In the entries below, find every line with "that" and copy it.

==*==

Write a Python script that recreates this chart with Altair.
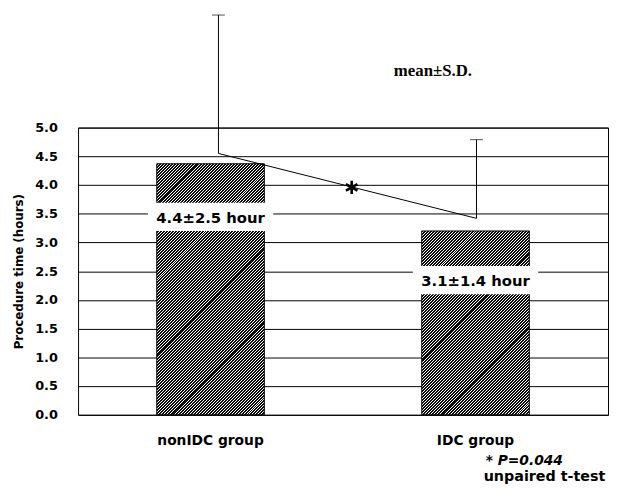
import altair as alt
import pandas as pd

# ---- data ----
groups = ["nonIDC group", "IDC group"]
bar_heights = [4.37, 3.20]
err_low = [4.55, 3.42]
err_high = [6.96, 4.79]
bar_labels = ["4.4±2.5 hour", "3.1±1.4 hour"]
label_box_low = [3.20, 2.10]
label_box_high = [3.69, 2.59]
sig_y = 3.96
y_ticks = [0, 0.5, 1, 1.5, 2, 2.5, 3, 3.5, 4, 4.5, 5]

df = pd.DataFrame({
    "group": groups,
    "height": bar_heights,
    "lo": err_low,
    "hi": err_high,
    "label": bar_labels,
    "box_lo": label_box_low,
    "box_hi": label_box_high,
})
sig_df = pd.DataFrame({"g1": [groups[0]], "g2": [groups[1]],
                       "y1": [err_low[0]], "y2": [err_low[1]], "ys": [sig_y]})

W, H = 537, 291
PAD_I, PAD_O = 0.594, 0.297
x_scale = alt.Scale(domain=groups, paddingInner=PAD_I, paddingOuter=PAD_O)
y_scale = alt.Scale(domain=[0, 5], nice=False, zero=True)
band_px = (1 - PAD_I) * W / (2 - PAD_I + 2 * PAD_O)
px_per_unit = H / 5.0

x_axis = alt.Axis(title=None, labelAngle=0, ticks=False, domain=False,
                  labelFont="DejaVu Sans", labelFontWeight="bold",
                  labelFontSize=14, labelColor="black", labelPadding=19)
y_axis = alt.Axis(values=y_ticks, format=".1f", grid=True, labelOverlap=False,
                  gridColor="black", gridWidth=1, gridOpacity=1,
                  ticks=False, domain=False,
                  labelFont="DejaVu Sans", labelFontWeight="bold",
                  labelFontSize=13, labelColor="black", labelPadding=21,
                  title="Procedure time (hours)",
                  titleFont="DejaVu Sans", titleFontWeight="bold",
                  titleFontSize=12, titleColor="black", titlePadding=9)


def XX(field="group"):
    return alt.X(f"{field}:N", scale=x_scale, sort=groups, axis=x_axis)


def YY(field):
    return alt.Y(f"{field}:Q", scale=y_scale, axis=y_axis)


def hatch(h_units, spacing_px=3.0, dark=0.67):
    """Diagonal '////' hatching: stripes repeat every spacing_px pixels horizontally."""
    w = band_px
    h = h_units * px_per_unit
    s = (w + h) / (w * w + h * h)
    dt = spacing_px / (w + h)
    stops = []
    t = 0.0
    while t < 1.0:
        b = min(t + dark * dt, 1.0)
        c = min(t + dt, 1.0)
        stops += [alt.GradientStop(offset=t, color="#0a0a0a"),
                  alt.GradientStop(offset=b, color="#0a0a0a"),
                  alt.GradientStop(offset=b, color="#ffffff"),
                  alt.GradientStop(offset=c, color="#ffffff")]
        t += dt
    return alt.LinearGradient(gradient="linear", stops=stops,
                              x1=0, y1=0, x2=s * w, y2=s * h)


base = alt.Chart(df)
layers = []
for i, g in enumerate(groups):
    layers.append(
        base.transform_filter(alt.datum.group == g)
        .mark_bar(fill=hatch(bar_heights[i]), stroke="black", strokeWidth=1)
        .encode(x=XX(), y=YY("height"))
    )

boxes = base.mark_bar(color="white", width=127).encode(
    x=XX(), y=YY("box_lo"), y2="box_hi:Q")
texts = base.transform_calculate(mid="(datum.box_lo + datum.box_hi) / 2").mark_text(
    font="DejaVu Sans", fontWeight="bold", fontSize=15, color="black",
    baseline="middle", dy=1).encode(x=XX(), y=YY("mid"), text="label:N")

err_offsets = [8, 1]
err_layers = []
for i, g in enumerate(groups):
    sub = base.transform_filter(alt.datum.group == g)
    err_layers.append(sub.mark_rule(color="black", strokeWidth=1, xOffset=err_offsets[i])
                      .encode(x=XX(), y=YY("lo"), y2="hi:Q"))
    err_layers.append(sub.mark_tick(color="black", thickness=1, size=13, orient="horizontal",
                                    xOffset=err_offsets[i])
                      .encode(x=XX(), y=YY("hi")))

sig_base = alt.Chart(sig_df)
sig_line = sig_base.mark_rule(color="black", strokeWidth=1, xOffset=8, x2Offset=1).encode(
    x=XX("g1"), x2="g2:N", y=YY("y1"), y2="y2:Q")
asterisk = sig_base.mark_point(
    shape="M0,-1L0,1M-0.87,-0.5L0.87,0.5M-0.87,0.5L0.87,-0.5",
    size=180, filled=False, strokeWidth=2.6, color="black", opacity=1, xOffset=143).encode(
    x=XX("g1"), y=YY("ys"))

mean_sd = alt.Chart(sig_df).mark_text(
    text="mean±S.D.", font="Liberation Serif", fontWeight="bold", fontSize=17,
    align="left", baseline="alphabetic", color="black").encode(
    x=alt.value(320), y=alt.value(-52))
foot1 = alt.Chart(sig_df).mark_text(
    text="* P=0.044", font="DejaVu Sans", fontWeight="bold", fontStyle="italic", fontSize=14,
    align="left", baseline="alphabetic", color="black").encode(
    x=alt.value(413), y=alt.value(342))
foot2 = alt.Chart(sig_df).mark_text(
    text="unpaired t-test", font="DejaVu Sans", fontWeight="bold", fontSize=14.5,
    align="left", baseline="alphabetic", color="black").encode(
    x=alt.value(411), y=alt.value(358))

chart = alt.layer(*layers, boxes, texts, *err_layers, sig_line, asterisk,
                  mean_sd, foot1, foot2).properties(
    width=W, height=H,
    autosize=alt.AutoSizeParams(type="none"),
    padding={"left": 71, "top": 118, "right": 1, "bottom": 70},
    background="white",
).configure_view(stroke="black", strokeWidth=1)

chart.save("out.html", embed_options={"renderer": "svg", "actions": False})
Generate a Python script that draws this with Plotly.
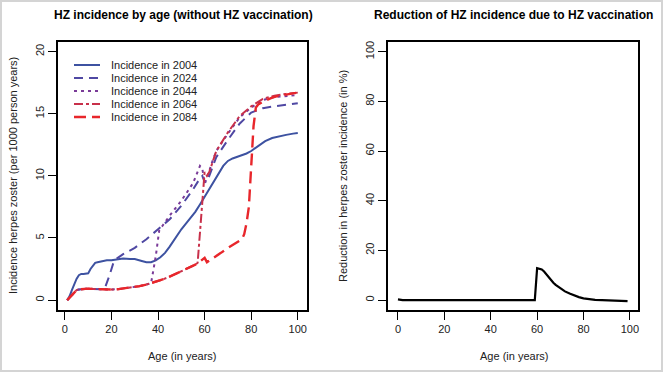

==*==

**The output:**
Write a Python script that recreates this chart with Altair.
Generate a Python script that draws this with Plotly.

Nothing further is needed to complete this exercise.